Ägypten: Muslimbrüder:Das Herz der Revolution

Sie wurden eingesperrt oder endeten am Galgen - und sind trotzdem die am besten organisierte Oppositionskraft. Ägyptens Muslimbrüder haben das Land von unten islamisiert. US-Präsident Barack Obama graut es vor ihnen.

Tomas Avenarius, Kairo

Wie die Revolution endet, weiß niemand, doch im Westen wird bereits die Angst vor den Fundamentalisten geschürt. Israels Premier Benjamin Netanjahu würdigt mit keinem Wort den bevorstehenden Sturz des Despoten Mubarak, stattdessen warnt er vor dem Chaos danach; das könnten die Islamisten der Muslimbruderschaft nutzen, um den Friedensvertrag Ägyptens mit Israel in Frage zu stellen: "Aus Ägypten könnte ein Gottesstaat wie Iran werden."

Ägypten: Muslimbrüder: Führende Muslimbrüder: Saad El Katatni (l.), Essam El Erian.

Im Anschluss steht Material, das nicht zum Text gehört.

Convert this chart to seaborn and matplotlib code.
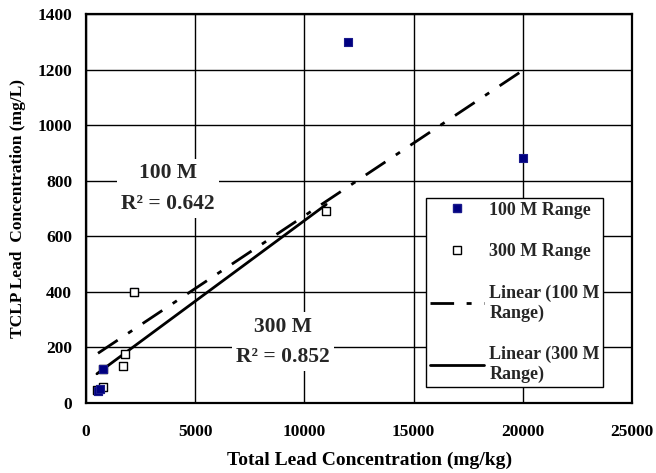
import matplotlib
matplotlib.use("Agg")
import matplotlib.pyplot as plt
import seaborn as sns
import numpy as np
import pandas as pd
from matplotlib.lines import Line2D

# ---- data ----
x_100 = [550, 650, 780, 2200, 12000, 20000]
y_100 = [43, 50, 122, 400, 1300, 880]
x_300 = [500, 800, 800, 1700, 1800, 2200, 11000]
y_300 = [45, 58, 122, 133, 176, 400, 690]

label_100 = "100 M Range"
label_300 = "300 M Range"
label_lin_100 = "Linear (100 M\nRange)"
label_lin_300 = "Linear (300 M\nRange)"
ann_100 = "100 M\nR\u00b2 = 0.642"
ann_300 = "300 M\nR\u00b2 = 0.852"

x_ticks = [0, 5000, 10000, 15000, 20000, 25000]
y_ticks = [0, 200, 400, 600, 800, 1000, 1200, 1400]
x_label = "Total Lead Concentration (mg/kg)"
y_label = "TCLP Lead  Concentration (mg/L)"

df100 = pd.DataFrame({"x": x_100, "y": y_100})
df300 = pd.DataFrame({"x": x_300, "y": y_300})

sns.set_theme(style="white")
plt.rcParams["font.family"] = ["Liberation Serif", "DejaVu Serif"]
plt.rcParams["font.weight"] = "bold"

fig = plt.figure(figsize=(6.56, 4.73), dpi=100)
ax = fig.add_axes([86 / 656, 1 - 403 / 473, (632 - 86) / 656, (403 - 14) / 473])

navy = "#000080"
dash_style = (0, (8.5, 4.5, 1.8, 4.5))

sns.regplot(data=df100, x="x", y="y", ax=ax, scatter=False, ci=None, truncate=True,
            line_kws=dict(color="black", lw=2.0, linestyle=dash_style, zorder=3))
sns.regplot(data=df300, x="x", y="y", ax=ax, scatter=False, ci=None, truncate=True,
            line_kws=dict(color="black", lw=2.0, linestyle="-", zorder=3))

sns.scatterplot(data=df100, x="x", y="y", ax=ax, marker="s", s=40, color=navy,
                edgecolor="#1a1a8c", linewidth=0.8, zorder=4, legend=False)
sns.scatterplot(data=df300, x="x", y="y", ax=ax, marker="s", s=40, color="white",
                edgecolor="black", linewidth=1.0, zorder=5, legend=False)
# the visible filled points drawn on top where both series overlap near the origin
sns.scatterplot(data=df100[df100["x"] < 1000], x="x", y="y", ax=ax, marker="s", s=40,
                color=navy, edgecolor="#1a1a8c", linewidth=0.8, zorder=6, legend=False)

ax.set_xlim(0, 25000)
ax.set_ylim(0, 1400)
ax.set_xticks(x_ticks)
ax.set_yticks(y_ticks)
ax.grid(True, color="black", lw=1.0)
ax.set_axisbelow(True)
for sp in ax.spines.values():
    sp.set_color("black")
    sp.set_linewidth(1.6)
ax.tick_params(axis="both", length=0, labelsize=12.5, colors="black")
ax.tick_params(axis="x", pad=15)
ax.tick_params(axis="y", pad=10)
for t in ax.get_xticklabels() + ax.get_yticklabels():
    t.set_fontweight("bold")
ax.set_xlabel(x_label, fontsize=14, fontweight="bold", color="black")
ax.xaxis.set_label_coords(0.52, -0.125)
ax.set_ylabel(y_label, fontsize=12.5, fontweight="bold", labelpad=8, color="black")

box = dict(boxstyle="square,pad=0.2", facecolor="white", edgecolor="none")
ax.text(0.150, 0.552, ann_100, transform=ax.transAxes, ha="center", va="center",
        fontsize=15.5, fontweight="bold", linespacing=1.7, bbox=box, zorder=7)
ax.text(0.361, 0.157, ann_300, transform=ax.transAxes, ha="center", va="center",
        fontsize=15.5, fontweight="bold", linespacing=1.7, bbox=box, zorder=7)

handles = [
    Line2D([], [], marker="s", linestyle="none", markersize=6, markerfacecolor=navy,
           markeredgecolor="#1a1a8c"),
    Line2D([], [], marker="s", linestyle="none", markersize=6, markerfacecolor="white",
           markeredgecolor="black", markeredgewidth=1.0),
    Line2D([], [], color="black", lw=2.0, linestyle=dash_style),
    Line2D([], [], color="black", lw=2.0, linestyle="-"),
]
leg = fig.legend(handles, [label_100, label_300, label_lin_100, label_lin_300],
                 loc="upper left", bbox_to_anchor=(426 / 656, 1 - 198 / 473),
                 borderaxespad=0.0,
                 frameon=True, fancybox=False, shadow=False, framealpha=1,
                 edgecolor="black", facecolor="white", borderpad=0.2,
                 labelspacing=1.35, handlelength=3.0, handletextpad=0.3,
                 prop=dict(size=13, weight="bold"))
leg.get_frame().set_linewidth(1.0)
leg.set_zorder(10)

fig.savefig("out.png", dpi=100)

Führende Muslimbrüder: Saad El Katatni (l.), Essam El Erian.

(Foto: AP)

Auch dem US-Präsident Barack Obama graut es vor dem politischen Gewicht der Muslimbrüder. Bei den letzten halbwegs fairen Wahlen 2005 eroberten sie ein Fünftel der Sitze. 20 Prozent sind den Fundamentalisten im Normalfall sicher, mindestens. Die Brüder selbst beschreiben sich als demokratische Kraft und arbeiten mit den demokratischen Oppositionsgruppen zusammen. Aber Skepsis ist angebracht.

1929 von Hassan al-Banna aus Protest gegen die britischen Kolonialherren gegründet, ist die heutige Muslimbruderschaft (MB) eine schwer zu durchschauende Organisation. Anfangs hatten die 1952 gegen die Monarchie putschenden Offiziere um Gamal Abdel Nasser die Islamisten mit ihrem anti-kolonialen Zungenschlag nützlich gefunden. Wegen der säkularen Politik der "Freien Offiziere" kam es aber dann zu Konflikten. Nach einem Anschlagsversuch gegen Nasser wurde die Organisation verboten. Einige MB-Führer endeten am Galgen, andere im Gefängnis.

Al-Banna selbst war noch während der Endzeit der Monarchie von Geheimpolizisten erschossen worden, nach einem Attentat seiner Brüder auf einen Minister. Der nach al-Banna wichtigste Vordenker der MB wurde 1966 hingerichtet: Sayed Qutb. Mit dem Buch "Meilensteine" hatte er zur Gewalt gegen den "Pharao" im ägyptischen Präsidentenpalais aufgerufen. Qutb ist einer der Vordenker des militanten Islamismus.

Die Brüder haben zumindest offiziell Abstand von Gewalt genommen. Unter dem Mubarak-Regime hatten sie es dennoch schwer. Sie wurden eingesperrt, von Wahlen ausgeschlossen, bei Bedarf politisch instrumentalisiert. Dennoch bestreitet keiner, dass die Brüder die stärkste und am besten organisierte Opposition sind. Zudem sind sie eine Art Schirm für andere Fundamentalistengruppen; die palästinensische Hamas etwa erwuchs aus der ägyptischen Organisation.

Unter Mubarak haben die Brüder Ägyptens Neo-Islamisierung betrieben. Sie unterwandern Berufsverbände, unterhalten ihren eigenen Wohlfahrtsapparat in einem Land, in dem das staatliche Sozialsystem schwach ist: Kliniken, Suppenküchen, Schulen, Moscheen. Das Graswurzel-Modell funktioniert; parallel zum Trend der Neo-Islamisierung in allen arabischen Staaten ist der ägyptische Alltag re-islamisiert worden.

Das Kopftuch ist längst mehr als die traditionelle Kleidungsform der muslimischen Frau. Es ist Symbol muslimischen Selbstbewusstseins; die auf eigene Weise getragenen Bärte der Männer sind es ebenso. Jetzt müssen die Brüder bald zeigen, ob sie den nicht nur im Westen gefürchteten islamischen Staat wollen oder sich an die demokratischen Spielregeln halten.